▸ **Exercise objective**
Retype only what runs from the first line of the listing to the line holding "mr_p = [797, 100]", both included. Do not retype the pictures.

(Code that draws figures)
++++++++

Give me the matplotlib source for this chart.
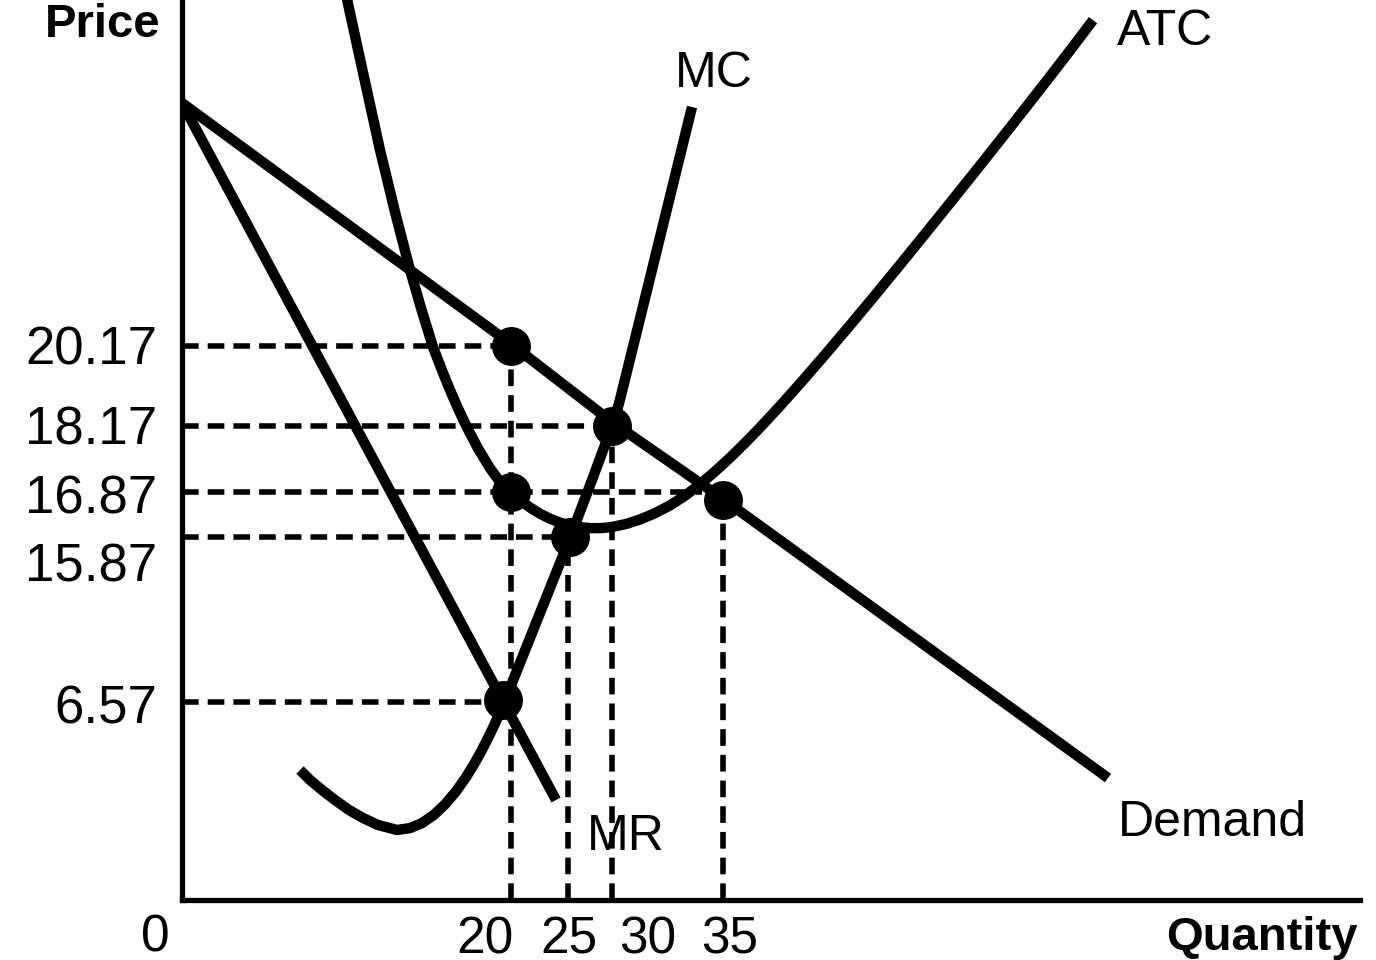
import matplotlib
matplotlib.use('Agg')
import matplotlib.pyplot as plt

plt.rcParams['lines.scale_dashes'] = False

# Schematic diagram units: distance to the right of / above the origin
demand_q = [0, 329, 430, 541, 926]
demand_p = [797, 556, 478, 401, 122]

mr_q = [0, 374]
mr_p = [797, 100]

mc_q = [118, 128, 140, 153, 167, 181, 196, 215, 228, 240, 252, 263, 274,
        284, 292, 299, 306, 312, 318, 323, 331, 339, 351, 363, 376, 388,
        399, 410, 420, 430, 434, 438, 460, 485, 510]
mc_p = [130, 120, 110, 100, 90, 82, 75, 70, 71.9, 76.9, 85.2, 95.6, 108.6,
        122.8, 135.8, 148.3, 161.9, 174.4, 187.8, 199.5, 219.5, 239.5, 269.5,
        299.5, 332, 362, 391, 420, 447, 474, 486, 500.4, 589.5, 691.3, 793]

atc_q = [163, 180, 198, 213, 228, 239, 251, 260, 268, 276, 285, 296, 308,
         318, 329, 338, 348, 358, 368, 378, 388, 398, 408, 419, 430, 444,
         458, 473, 488, 503, 518, 533, 548, 563, 578, 598, 618, 643, 668,
         693, 718, 743, 768, 793, 818, 843, 868, 890, 911]
atc_p = [910, 832, 750, 688, 630, 592, 553, 529.6, 510, 491.6, 472.5, 451.6,
         431.8, 418, 407.6, 399.9, 392.5, 386.3, 381.3, 377.4, 374.6, 372.8,
         371.9, 371.9, 373, 376, 380.5, 386.8, 394.6, 404.3, 415.7, 428.5,
         442.3, 457, 472.4, 494, 516.4, 545.2, 574.7, 604.7, 635.2, 666, 697,
         728.2, 759.7, 791.5, 823.5, 852.1, 879.8]

# price guides
price_labels = ['20.17', '18.17', '16.87', '15.87', '6.57']
price_levels = [554, 474, 408, 363, 198]
price_ends = [329, 430, 520, 388, 321]
price_label_pos = [555, 475, 406, 338, 196]

# quantity guides
qty_labels = ['20', '25', '30', '35']
qty_levels = [329, 386, 430, 541]
qty_tops = [554, 363, 474, 400]
qty_label_pos = [303, 387, 466, 548]

# equilibrium / intersection dots
dot_q = [329, 430, 329, 388, 321, 541]
dot_p = [554, 474, 408, 363, 200, 400]

# curve labels
curve_names = ['MC', 'ATC', 'Demand', 'MR']
curve_name_q = [493, 935, 936, 405]
curve_name_p = [813, 855, 64, 50]

fig = plt.figure(figsize=(13.76, 9.6), dpi=100)
ax = fig.add_axes([182 / 1376, 60 / 960, 1178 / 1376, 900 / 960])
ax.set_xlim(0, 1178)
ax.set_ylim(0, 900)

for side in ['top', 'right']:
    ax.spines[side].set_visible(False)
for side in ['left', 'bottom']:
    ax.spines[side].set_linewidth(3.8)

dash = dict(color='black', lw=4, dashes=(12, 6.5), zorder=2)
for lvl, end in zip(price_levels, price_ends):
    ax.plot([0, end], [lvl, lvl], **dash)
for lvl, top in zip(qty_levels, qty_tops):
    ax.plot([lvl, lvl], [0, top], **dash)

curve = dict(color='black', lw=7.5, solid_capstyle='butt', solid_joinstyle='round', zorder=3)
ax.plot(demand_q, demand_p, **curve)
ax.plot(mr_q, mr_p, **curve)
ax.plot(mc_q, mc_p, **curve)
ax.plot(atc_q, atc_p, **curve)

ax.plot(dot_q, dot_p, 'o', color='black', markersize=27, zorder=4)

# ticks
ax.set_yticks(price_label_pos, labels=price_labels)
ax.set_xticks(qty_label_pos, labels=qty_labels)
ax.tick_params(axis='both', length=0)
ax.tick_params(axis='y', pad=18, labelsize=38)
ax.tick_params(axis='x', pad=11, labelsize=37)
for lab in ax.get_xticklabels() + ax.get_yticklabels():
    lab.set_fontfamily(['Liberation Sans', 'DejaVu Sans'])

for name, q, p in zip(curve_names, curve_name_q, curve_name_p):
    ax.text(q, p, name, fontsize=36, ha='left', va='baseline',
            family=['Liberation Sans Narrow', 'Liberation Sans', 'DejaVu Sans'])

ax.text(-22, 863, 'Price', fontsize=34, fontweight='bold', ha='right', va='baseline',
        family=['Liberation Sans', 'DejaVu Sans'], clip_on=False)
ax.text(1176, -50, 'Quantity', fontsize=34, fontweight='bold', ha='right', va='baseline',
        family=['Liberation Sans', 'DejaVu Sans'], clip_on=False)
ax.text(-27, -38, '0', fontsize=37, ha='center', va='center',
        family=['Liberation Sans', 'DejaVu Sans'], clip_on=False)

fig.savefig('out.png', dpi=100)
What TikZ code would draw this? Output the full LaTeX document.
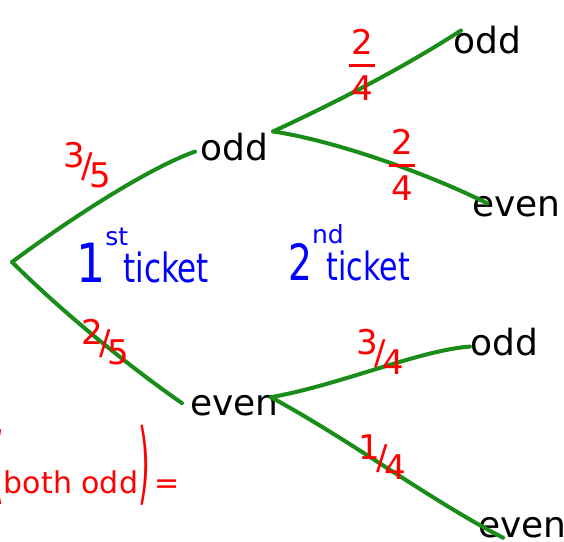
\documentclass[tikz,border=0pt]{standalone}
\usepackage{fontspec}
\usepackage{amsmath}
\setmainfont{DejaVu Sans}
\definecolor{pgreen}{RGB}{25,140,25}
\definecolor{pred}{RGB}{255,0,0}
\definecolor{pblue}{RGB}{0,0,255}
\newcommand{\dfr}[2]{\raisebox{0.3em}{#1}\kern-0.1em/\kern-0.1em\raisebox{-0.3em}{#2}}
\newcommand{\stk}[2]{$\genfrac{}{}{3pt}{0}{\mbox{\kern2pt#1\kern2pt}}{\mbox{#2}}$}
\tikzset{
  word/.style={inner sep=0pt, anchor=base west, text=black, font=\fontsize{36}{36}\selectfont},
  prob/.style={inner sep=0pt, text=pred, font=\fontsize{34}{34}\selectfont},
  branch/.style={draw=pgreen, line width=4pt, line cap=round, line join=round},
  note/.style={inner sep=0pt, anchor=base west, text=pblue},
}
\begin{document}
\begin{tikzpicture}[x=1pt,y=-1pt]
\useasboundingbox (0,0) rectangle (564,541);
\clip (0,0) rectangle (564,541);
% nodes
\coordinate (r) at (12,262);
\node[word] (o1) at (200,160) {odd};
\node[word] (e1) at (190,415) {even};
\node[word] (o2) at (453,53) {odd};
\node[word] (e2) at (472,216) {even};
\node[word] (o3) at (470,355) {odd};
\node[word] (e3) at (478,537) {even};
% branches
\draw[branch] (r) .. controls +(70,-52) and +(-40,14) .. ([shift={(-5,5)}]o1.west);
\draw[branch] (r) .. controls (55,305) and (120,360) .. ([shift={(-8,-2)}]e1.west);
\draw[branch] ([shift={(5,-1)}]o1.north east) .. controls (330,105) and (400,70) .. ([shift={(8,5)}]o2.north west);
\draw[branch] ([shift={(5,-1)}]o1.north east) .. controls (330,140) and (420,170) .. ([shift={(15,-3)}]e2.west);
\draw[branch] ([shift={(-8,-8)}]e1.east) .. controls (340,385) and (420,350) .. ([shift={(0,5)}]o3.west);
\draw[branch] ([shift={(-8,-8)}]e1.east) .. controls (350,440) and (430,500) .. ([shift={(25,0)}]e3.south west);
% probabilities
\node[prob] (p35) at (87,165) {\dfr{3}{5}};
\node[prob] (p25) at (105,342) {\dfr{2}{5}};
\node[prob] (p24a) at (362,65) {\stk{2}{4}};
\node[prob] (p24b) at (402,165) {\stk{2}{4}};
\node[prob] (p34) at (380,352) {\dfr{3}{4}};
\node[prob] (p14) at (382,457) {\dfr{1}{4}};
% ticket labels
\node[note] (t1) at (76,282) {{\fontsize{54}{54}\selectfont\scalebox{0.85}[1]{1}}\raisebox{37pt}{\fontsize{25}{25}\selectfont st}\kern-5pt{\fontsize{31}{31}\selectfont\scalebox{1}[1.3]{ticket}}};
\node[note] (t2) at (288,280) {{\fontsize{50}{50}\selectfont\scalebox{0.75}[1]{2}}\raisebox{37pt}{\fontsize{25}{25}\selectfont nd}\kern-17pt{\fontsize{30}{30}\selectfont\scalebox{1}[1.3]{ticket}}};
% question
\node[inner sep=0pt, anchor=base west, text=pred, font=\fontsize{30}{30}\selectfont] (q) at (-8,493)
  {\scalebox{1}[2.8]{(}both odd\scalebox{1}[3]{)}\,=};
\end{tikzpicture}
\end{document}
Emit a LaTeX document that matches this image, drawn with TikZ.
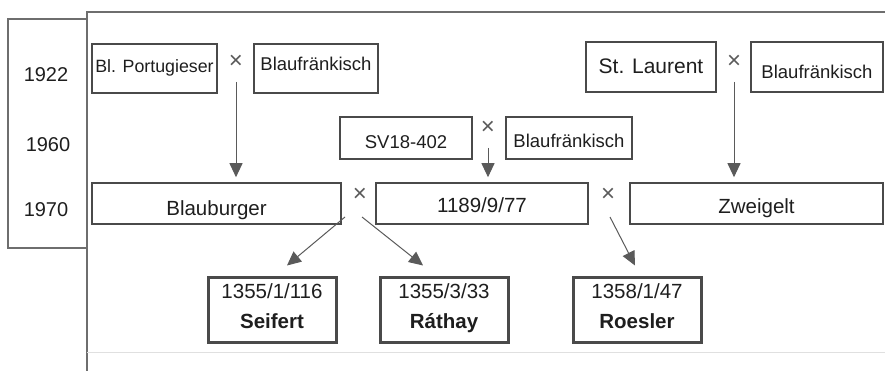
\documentclass[tikz,border=0pt]{standalone}
\usepackage{fontspec}
\setmainfont{Liberation Sans}
\usetikzlibrary{arrows.meta}
\definecolor{boxc}{HTML}{4A4A4A}
\definecolor{arrc}{HTML}{5A5A5A}
\definecolor{framec}{HTML}{6E6E6E}
\definecolor{txt}{HTML}{1E1E1E}
\begin{document}
\begin{tikzpicture}[x=1pt,y=-1pt,
  box/.style={draw=boxc,line width=1.6pt,inner sep=0pt,text=txt,text depth=0pt,font=\fontsize{20.5}{24}\selectfont},
  smallbox/.style={box,font=\fontsize{18.5}{22}\selectfont},
  bigbox/.style={draw=boxc,line width=3pt,inner sep=0pt,text=txt,align=center,
     minimum width=128pt,minimum height=65pt,text height=37pt,text depth=0pt,font=\fontsize{20.5}{30}\selectfont},
  cross/.style={inner sep=0pt,text=arrc,font=\fontsize{24}{26}\selectfont},
  year/.style={inner sep=0pt,text=txt,font=\fontsize{20}{24}\selectfont},
  arr/.style={draw=arrc,line width=1pt,-{Triangle[width=13pt,length=14pt]}}]
\useasboundingbox (0,0) rectangle (885,371);
% frames
\draw[draw=framec,line width=1.2pt] (87,371) -- (87,12) -- (885,12);
\draw[draw=black!12,line width=1pt] (87,352) -- (885,352);
\draw[draw=framec,line width=1.2pt] (87,19) -- (8,19) -- (8,248) -- (87,248);
% years
\node[year] (y1) at (46,75) {1922};
\node[year] (y2) at (48,145) {1960};
\node[year] (y3) at (46,210) {1970};
% 1922 row
\node[smallbox,font=\fontsize{17.8}{22}\selectfont,minimum width=125pt,minimum height=49pt,text height=8pt] (bp) at (154.5,68.5) {Bl. Portugieser};
\node[cross] (x1) at (236,62) {\texttimes};
\node[smallbox,minimum width=124pt,minimum height=49pt,text height=4pt] (bf1) at (316,68.5) {Blaufränkisch};
\node[box,font=\fontsize{21}{24}\selectfont,minimum width=130pt,minimum height=50pt,text height=14pt] (sl) at (651,67) {St. Laurent};
\node[cross] (x3) at (734,62) {\texttimes};
\node[smallbox,minimum width=132pt,minimum height=50pt,text height=24pt] (bf3) at (817,67) {Blaufränkisch};
% 1960 row
\node[smallbox,minimum width=132pt,minimum height=42pt,text height=22pt] (sv) at (406,138) {SV18-402};
\node[cross] (x2) at (488,128) {\texttimes};
\node[smallbox,minimum width=126pt,minimum height=42pt,text height=20pt] (bf2) at (569,138) {Blaufränkisch};
% 1970 row
\node[box,minimum width=249pt,minimum height=41pt,text height=23pt] (bb) at (216.5,203.5) {Blauburger};
\node[cross] (x4) at (360,195) {\texttimes};
\node[box,minimum width=212pt,minimum height=41pt,text height=18pt] (n1189) at (482,203.5) {1189/9/77};
\node[cross] (x5) at (608,195) {\texttimes};
\node[box,minimum width=253pt,minimum height=41pt,text height=21pt] (zw) at (756.5,203.5) {Zweigelt};
% offspring
\node[bigbox] (sei) at (272,309.5) {1355/1/116\\\textbf{Seifert}};
\node[bigbox] (rat) at (444,309.5) {1355/3/33\\\textbf{Ráthay}};
\node[bigbox] (roe) at (637,309.5) {1358/1/47\\\textbf{Roesler}};
% arrows
\draw[arr,shorten <=20pt,shorten >=5pt] (x1.center) -- (x1.center |- bb.north);
\draw[arr,shorten <=20pt,shorten >=5pt] (x2.center) -- (x2.center |- n1189.north);
\draw[arr,shorten <=20pt,shorten >=5pt] (x3.center) -- (x3.center |- zw.north);
\draw[arr] ([shift={(-15pt,-22pt)}]x4.center) -- ([xshift=15pt,yshift=10pt]sei.north);
\draw[arr] ([shift={(2pt,-22pt)}]x4.center) -- ([xshift=-21pt,yshift=10pt]rat.north);
\draw[arr] ([shift={(2pt,-22pt)}]x5.center) -- ([xshift=-2pt,yshift=10pt]roe.north);
\end{tikzpicture}
\end{document}
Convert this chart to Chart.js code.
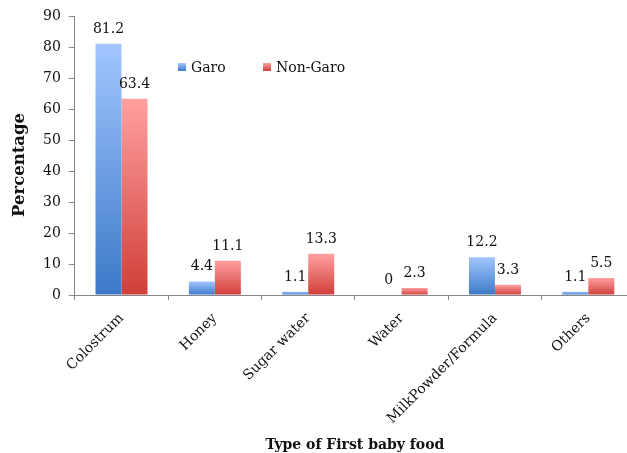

++++++++

▸ **The reply**
Give me the matplotlib source for this chart.
import matplotlib
matplotlib.use('Agg')
import matplotlib.pyplot as plt

plt.rcParams['lines.scale_dashes'] = False

# Schematic diagram units: distance to the right of / above the origin
demand_q = [0, 329, 430, 541, 926]
demand_p = [797, 556, 478, 401, 122]

mr_q = [0, 374]
mr_p = [797, 100]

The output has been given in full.